Can a high school for hundreds of students and teachers be built to net-zero environmental standards?
To make the school net-zero — i.e., it won't use more energy than it produces — a number of innovations could be included in the design, such as use of solar panels and wind turbines, rain water to flush toilets, and geothermal energy to heat buildings.
At a School District 43 board of education meeting tonight (Tuesday), school trustees will be asked to approve an initiative to design the new Burke Mountain secondary school as one of the greenest schools in Canada.
The joint middle/secondary school for Coquitlam’s newest neighbourhood will be needed by 2023, and although the province has yet to approve the project, planning is already underway, with the goal of adding numerous green features to make the school more energy efficient.
“During a time where topics such as climate change, environmental education and sustainability are at the forefront of minds in our community and around the world, we have an opportunity to show the province that along with the need for a new school, we are willing to support a much higher 'green' standard,” the report states.
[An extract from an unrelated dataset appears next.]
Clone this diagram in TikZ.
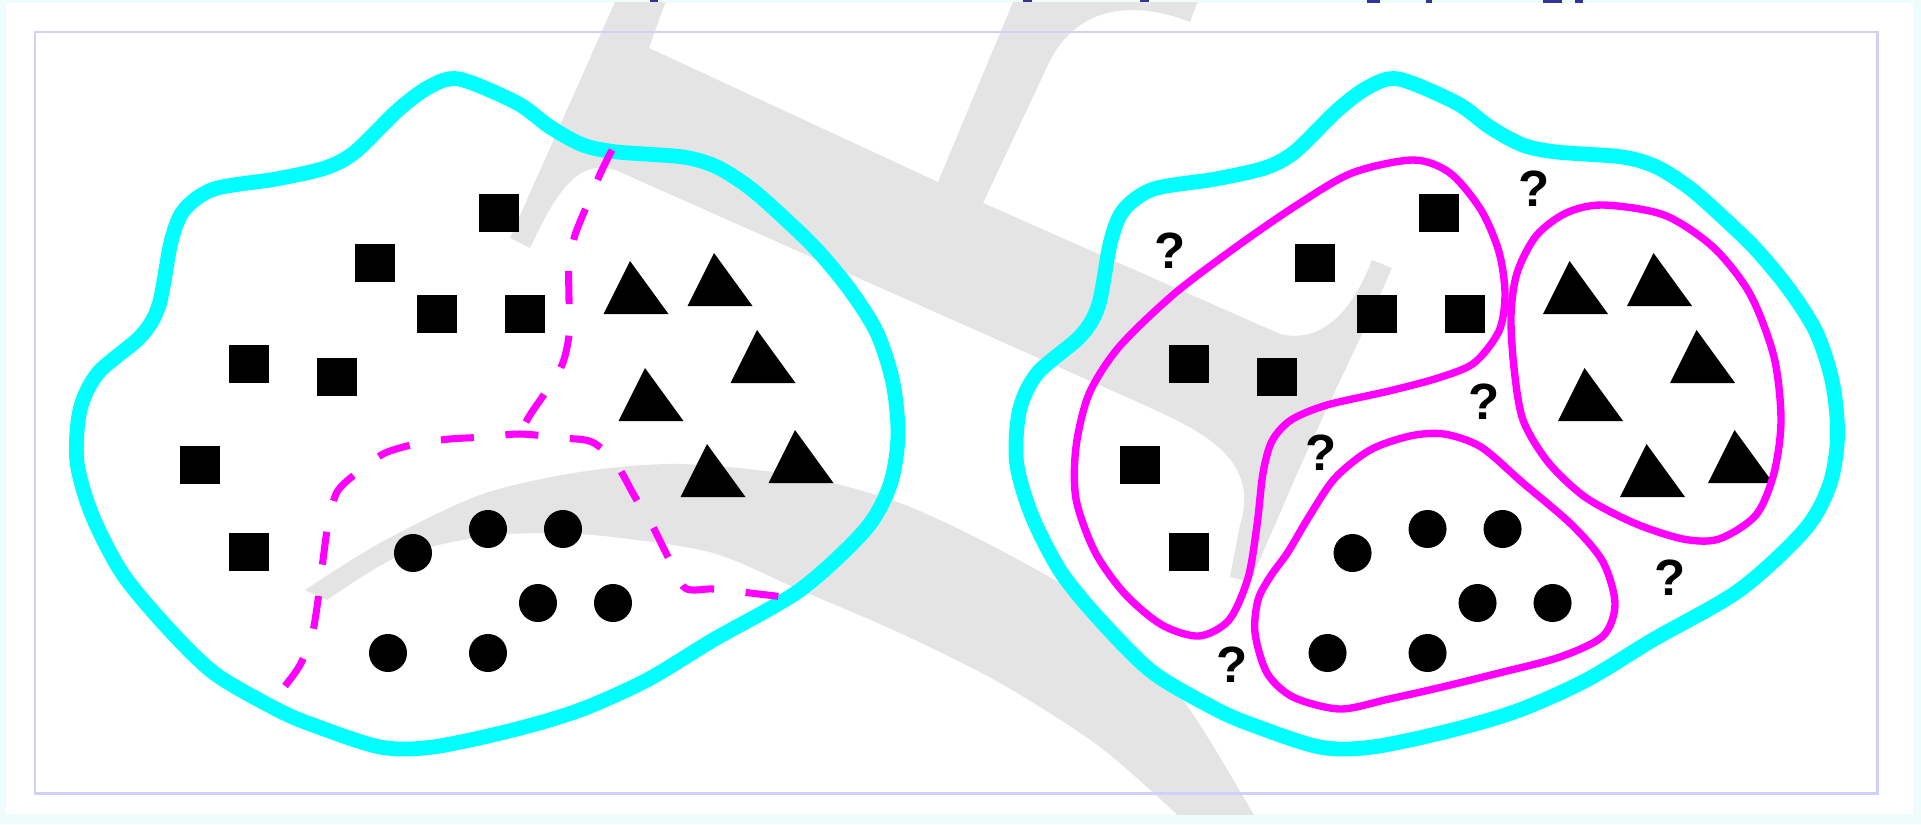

Among the innovations that could be considered include covering the entire roof with photovoltaic panels to catch the sun’s energy and make electricity; the district says the panels could be paid off in 18 to 20 years through electricity savings.
As well, geothermal heating and cooling could be used to maintain temperatures in the school, although more testing would be needed to determine the capacity of the site.
Wind could be used to generate electricity; solar power could be used to heat water; the building envelope could be designed to reduce heat loss; HVAC systems could be designed to maximize efficiency; and the building could be located to harness nature around it, the report says.
A number of measures could be employed to reuse water, such as using rain water to flush toilets, and sewer treatment could be done on site while building materials would be green and sourced locally, when possible.
The report also suggests measures could be implemented to reduce the number of people who drive to the school, such as having more bike racks or other features to encourage cycling.
Still, the report notes that such innovations would be costly and would require fundraising, possibly through partnerships, to augment provincial funding.
Among the steps necessary include SD43 board commitment to build to a much higher standard than typical LEED (Leadership in Environmental Design) Gold, staff are asking the board to seek endorsement from Coquitlam mayor and council to support the initiative; to initiate a public campaign to search for partners to help cover the premium cost; and to get support from the provincial government.